STATE OF NEW YORK SUPREME COURT COUNTY OF SCHENECTADY
Sep 2, 2020
2020 N.Y. Slip Op. 33754 (N.Y. Sup. Ct. 2020)

Opinion

INDEX #2020-404

09-02-2020

In the Matter of the Application of JULIO LEWIS, #18-A-3966, Petitioner, for Judgment Pursuant to Article 78 of the Civil Practice Law and Rules v. DOMINIC A. DAGOSTINO, SHERIFF OF SCHENECTADY COUNTY., Respondents.


ORDER
RJI #46-1-2020-0198

This is a proceeding originated by a document entitled "Claim" of Julio Lewis, "Plaintiff-Pro Se" (hereinafter referred to as "Petitioner"), sworn to on February 19, 2020, and filed in the Schenectady County Clerk's Office on February 26, 2020. Petitioner, who is an inmate at the Mohawk Correctional Facility, challenges the determination of Dominic A. Dagostino, Schenectady County Sheriff (hereinafter referred to as "Respondent") in the calculation of his "jail time" when he was incarcerated at the Schenectady County Jail from July 2008 to December 2019.
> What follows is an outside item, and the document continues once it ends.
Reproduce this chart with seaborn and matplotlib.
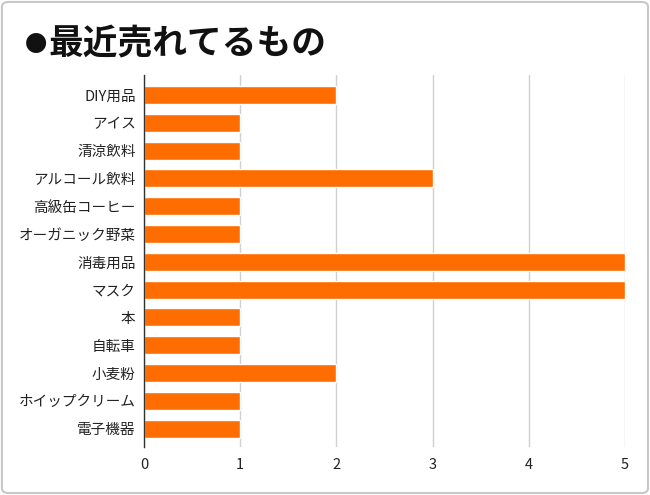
import matplotlib
matplotlib.use("Agg")
import matplotlib.pyplot as plt
import seaborn as sns
import pandas as pd
from matplotlib.patches import FancyBboxPatch

## data
items = ["DIY用品", "アイス", "清涼飲料", "アルコール飲料", "高級缶コーヒー",
         "オーガニック野菜", "消毒用品", "マスク", "本", "自転車", "小麦粉",
         "ホイップクリーム", "電子機器"]
counts = [2, 1, 1, 3, 1, 1, 5, 5, 1, 1, 2, 1, 1]
x_ticks = [0, 1, 2, 3, 4, 5]

df = pd.DataFrame({"item": items, "count": counts})

sns.set_style("white")
plt.rcParams['font.family'] = ['Noto Sans CJK JP', 'DejaVu Sans']

fig = plt.figure(figsize=(6.5, 4.95), dpi=100)
ax = fig.add_axes([0.2215, 0.097, 0.74, 0.7515])

sns.barplot(data=df, x="count", y="item", orient="h", color="#FF6D01",
            saturation=1, width=0.65, ax=ax)

ax.set_xlim(0, 5)
ax.set_ylim(len(items) - 1 + 0.66, -0.72)
ax.set_xticks(x_ticks)
ax.set_xlabel("")
ax.set_ylabel("")
ax.xaxis.grid(True, color="#d0d0d0", linewidth=1)
ax.set_axisbelow(True)
for s in ["top", "right", "bottom"]:
    ax.spines[s].set_visible(False)
ax.spines["left"].set_color("#333333")
ax.spines["left"].set_linewidth(1)
ax.tick_params(axis="both", length=0, labelsize=10.5, labelcolor="#222222")
ax.tick_params(axis="x", pad=8)
ax.tick_params(axis="y", pad=6)

# title: small bullet, then the text
fig.text(0.038, 0.911, "●", fontsize=16, color="#111111", va="center", ha="left")
fig.text(0.075, 0.911, "最近売れてるもの", fontsize=25, fontweight="bold",
         color="#111111", va="center", ha="left")

# light frame round the picture
frame = FancyBboxPatch((0.003, 0.004), 0.994, 0.992, boxstyle="round,pad=0,rounding_size=0.01",
                       transform=fig.transFigure, fill=False, edgecolor="#c8c8c8",
                       linewidth=1.5)
fig.patches.append(frame)

fig.savefig("out.png", dpi=100)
Petitioner later filed a document entitled "Petition" dated March 16, 2020.

After determining that Petitioner intended to institute a proceeding pursuant to Article 78 of the Civil Practice Law and Rules ("CPLR"), this Court determined that Petitioner's "Claim" should be treated as a petition. The Court then issued an Order to Show Cause that directed the manner of service of the Order to Show Cause and a schedule for the filing and service of other pleadings in this proceeding.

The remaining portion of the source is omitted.